▶ **SHORT TASK**: Your task is to copy the listing exactly. Drop any pictures from the copy.

▶ **GIVEN DATA**:
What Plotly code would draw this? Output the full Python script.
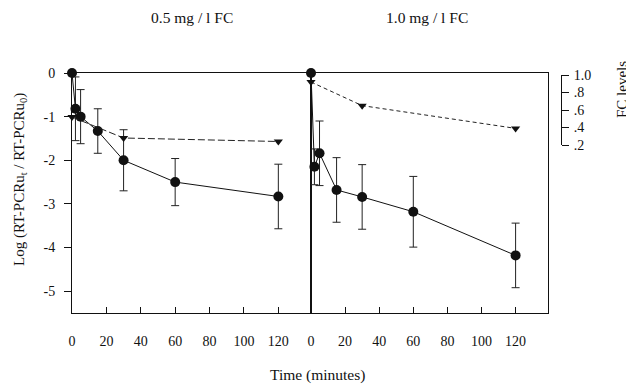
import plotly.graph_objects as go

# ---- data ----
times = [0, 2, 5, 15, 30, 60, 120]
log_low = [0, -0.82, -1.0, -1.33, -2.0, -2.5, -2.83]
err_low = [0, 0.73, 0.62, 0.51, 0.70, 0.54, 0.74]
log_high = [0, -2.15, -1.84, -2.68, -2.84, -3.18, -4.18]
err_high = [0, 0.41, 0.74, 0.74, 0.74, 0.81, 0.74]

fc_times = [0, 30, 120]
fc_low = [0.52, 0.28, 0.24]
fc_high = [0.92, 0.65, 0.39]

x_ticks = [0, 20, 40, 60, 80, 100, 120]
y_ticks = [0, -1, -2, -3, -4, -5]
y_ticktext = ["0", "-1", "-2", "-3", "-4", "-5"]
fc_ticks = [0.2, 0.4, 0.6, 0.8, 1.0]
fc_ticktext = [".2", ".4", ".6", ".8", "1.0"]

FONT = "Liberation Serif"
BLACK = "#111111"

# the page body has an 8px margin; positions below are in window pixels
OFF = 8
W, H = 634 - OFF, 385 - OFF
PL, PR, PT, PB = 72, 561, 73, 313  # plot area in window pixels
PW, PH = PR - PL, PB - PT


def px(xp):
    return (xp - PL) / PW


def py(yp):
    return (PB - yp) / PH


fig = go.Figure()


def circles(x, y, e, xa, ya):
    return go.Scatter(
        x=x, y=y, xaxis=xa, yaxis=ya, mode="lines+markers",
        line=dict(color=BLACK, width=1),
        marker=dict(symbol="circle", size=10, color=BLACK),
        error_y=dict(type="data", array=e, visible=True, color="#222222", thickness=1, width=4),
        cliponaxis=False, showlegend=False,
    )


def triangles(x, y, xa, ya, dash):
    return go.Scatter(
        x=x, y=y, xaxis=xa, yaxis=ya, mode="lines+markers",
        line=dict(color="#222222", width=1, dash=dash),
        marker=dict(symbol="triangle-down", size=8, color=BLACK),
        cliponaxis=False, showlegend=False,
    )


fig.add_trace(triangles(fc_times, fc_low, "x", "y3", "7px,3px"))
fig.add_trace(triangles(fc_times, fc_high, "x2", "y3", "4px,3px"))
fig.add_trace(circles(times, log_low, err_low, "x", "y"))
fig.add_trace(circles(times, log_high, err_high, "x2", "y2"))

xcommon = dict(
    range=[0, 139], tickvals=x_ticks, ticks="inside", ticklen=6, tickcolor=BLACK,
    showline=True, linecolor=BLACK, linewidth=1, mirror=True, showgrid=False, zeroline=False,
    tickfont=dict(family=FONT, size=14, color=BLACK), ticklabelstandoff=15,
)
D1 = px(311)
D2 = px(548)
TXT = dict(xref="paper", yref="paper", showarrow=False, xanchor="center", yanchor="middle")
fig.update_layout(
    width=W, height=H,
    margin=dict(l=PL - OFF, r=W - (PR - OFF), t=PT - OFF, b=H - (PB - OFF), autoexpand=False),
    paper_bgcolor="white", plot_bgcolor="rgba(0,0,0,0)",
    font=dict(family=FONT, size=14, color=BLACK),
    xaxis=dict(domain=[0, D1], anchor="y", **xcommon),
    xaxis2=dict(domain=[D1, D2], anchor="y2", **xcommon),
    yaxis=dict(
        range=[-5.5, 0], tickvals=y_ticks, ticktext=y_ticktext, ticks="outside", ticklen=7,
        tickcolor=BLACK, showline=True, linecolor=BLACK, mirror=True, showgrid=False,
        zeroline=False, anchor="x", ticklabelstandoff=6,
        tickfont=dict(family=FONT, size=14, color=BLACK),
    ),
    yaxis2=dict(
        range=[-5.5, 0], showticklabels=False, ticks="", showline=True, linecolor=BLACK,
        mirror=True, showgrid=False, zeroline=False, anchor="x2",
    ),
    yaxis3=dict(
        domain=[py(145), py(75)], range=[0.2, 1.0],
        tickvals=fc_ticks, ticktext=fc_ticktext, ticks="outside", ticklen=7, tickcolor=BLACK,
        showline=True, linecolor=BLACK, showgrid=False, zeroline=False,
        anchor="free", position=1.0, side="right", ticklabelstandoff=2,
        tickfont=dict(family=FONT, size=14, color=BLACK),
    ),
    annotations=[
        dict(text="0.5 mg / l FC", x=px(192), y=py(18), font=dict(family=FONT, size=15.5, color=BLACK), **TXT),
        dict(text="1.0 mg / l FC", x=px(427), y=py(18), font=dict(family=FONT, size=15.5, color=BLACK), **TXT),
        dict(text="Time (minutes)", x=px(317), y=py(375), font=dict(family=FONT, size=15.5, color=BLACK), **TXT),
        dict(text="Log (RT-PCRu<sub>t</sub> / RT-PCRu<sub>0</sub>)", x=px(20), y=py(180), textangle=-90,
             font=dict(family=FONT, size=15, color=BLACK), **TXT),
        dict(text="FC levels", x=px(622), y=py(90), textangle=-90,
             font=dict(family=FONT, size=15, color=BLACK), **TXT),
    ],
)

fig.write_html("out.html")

▶ **ANSWER**:
What Plotly code would draw this? Output the full Python script.
import plotly.graph_objects as go

# ---- data ----
times = [0, 2, 5, 15, 30, 60, 120]
log_low = [0, -0.82, -1.0, -1.33, -2.0, -2.5, -2.83]
err_low = [0, 0.73, 0.62, 0.51, 0.70, 0.54, 0.74]
log_high = [0, -2.15, -1.84, -2.68, -2.84, -3.18, -4.18]
err_high = [0, 0.41, 0.74, 0.74, 0.74, 0.81, 0.74]

fc_times = [0, 30, 120]
fc_low = [0.52, 0.28, 0.24]
fc_high = [0.92, 0.65, 0.39]

x_ticks = [0, 20, 40, 60, 80, 100, 120]
y_ticks = [0, -1, -2, -3, -4, -5]
y_ticktext = ["0", "-1", "-2", "-3", "-4", "-5"]
fc_ticks = [0.2, 0.4, 0.6, 0.8, 1.0]
fc_ticktext = [".2", ".4", ".6", ".8", "1.0"]

FONT = "Liberation Serif"
BLACK = "#111111"

# the page body has an 8px margin; positions below are in window pixels
OFF = 8
W, H = 634 - OFF, 385 - OFF
PL, PR, PT, PB = 72, 561, 73, 313  # plot area in window pixels
PW, PH = PR - PL, PB - PT


def px(xp):
    return (xp - PL) / PW


def py(yp):
    return (PB - yp) / PH


fig = go.Figure()


def circles(x, y, e, xa, ya):
    return go.Scatter(
        x=x, y=y, xaxis=xa, yaxis=ya, mode="lines+markers",
        line=dict(color=BLACK, width=1),
        marker=dict(symbol="circle", size=10, color=BLACK),
        error_y=dict(type="data", array=e, visible=True, color="#222222", thickness=1, width=4),
        cliponaxis=False, showlegend=False,
    )


def triangles(x, y, xa, ya, dash):
    return go.Scatter(
        x=x, y=y, xaxis=xa, yaxis=ya, mode="lines+markers",
        line=dict(color="#222222", width=1, dash=dash),
        marker=dict(symbol="triangle-down", size=8, color=BLACK),
        cliponaxis=False, showlegend=False,
    )


fig.add_trace(triangles(fc_times, fc_low, "x", "y3", "7px,3px"))
fig.add_trace(triangles(fc_times, fc_high, "x2", "y3", "4px,3px"))
fig.add_trace(circles(times, log_low, err_low, "x", "y"))
fig.add_trace(circles(times, log_high, err_high, "x2", "y2"))

xcommon = dict(
    range=[0, 139], tickvals=x_ticks, ticks="inside", ticklen=6, tickcolor=BLACK,
    showline=True, linecolor=BLACK, linewidth=1, mirror=True, showgrid=False, zeroline=False,
    tickfont=dict(family=FONT, size=14, color=BLACK), ticklabelstandoff=15,
)
D1 = px(311)
D2 = px(548)
TXT = dict(xref="paper", yref="paper", showarrow=False, xanchor="center", yanchor="middle")
fig.update_layout(
    width=W, height=H,
    margin=dict(l=PL - OFF, r=W - (PR - OFF), t=PT - OFF, b=H - (PB - OFF), autoexpand=False),
    paper_bgcolor="white", plot_bgcolor="rgba(0,0,0,0)",
    font=dict(family=FONT, size=14, color=BLACK),
    xaxis=dict(domain=[0, D1], anchor="y", **xcommon),
    xaxis2=dict(domain=[D1, D2], anchor="y2", **xcommon),
    yaxis=dict(
        range=[-5.5, 0], tickvals=y_ticks, ticktext=y_ticktext, ticks="outside", ticklen=7,
        tickcolor=BLACK, showline=True, linecolor=BLACK, mirror=True, showgrid=False,
        zeroline=False, anchor="x", ticklabelstandoff=6,
        tickfont=dict(family=FONT, size=14, color=BLACK),
    ),
    yaxis2=dict(
        range=[-5.5, 0], showticklabels=False, ticks="", showline=True, linecolor=BLACK,
        mirror=True, showgrid=False, zeroline=False, anchor="x2",
    ),
    yaxis3=dict(
        domain=[py(145), py(75)], range=[0.2, 1.0],
        tickvals=fc_ticks, ticktext=fc_ticktext, ticks="outside", ticklen=7, tickcolor=BLACK,
        showline=True, linecolor=BLACK, showgrid=False, zeroline=False,
        anchor="free", position=1.0, side="right", ticklabelstandoff=2,
        tickfont=dict(family=FONT, size=14, color=BLACK),
    ),
    annotations=[
        dict(text="0.5 mg / l FC", x=px(192), y=py(18), font=dict(family=FONT, size=15.5, color=BLACK), **TXT),
        dict(text="1.0 mg / l FC", x=px(427), y=py(18), font=dict(family=FONT, size=15.5, color=BLACK), **TXT),
        dict(text="Time (minutes)", x=px(317), y=py(375), font=dict(family=FONT, size=15.5, color=BLACK), **TXT),
        dict(text="Log (RT-PCRu<sub>t</sub> / RT-PCRu<sub>0</sub>)", x=px(20), y=py(180), textangle=-90,
             font=dict(family=FONT, size=15, color=BLACK), **TXT),
        dict(text="FC levels", x=px(622), y=py(90), textangle=-90,
             font=dict(family=FONT, size=15, color=BLACK), **TXT),
    ],
)

fig.write_html("out.html")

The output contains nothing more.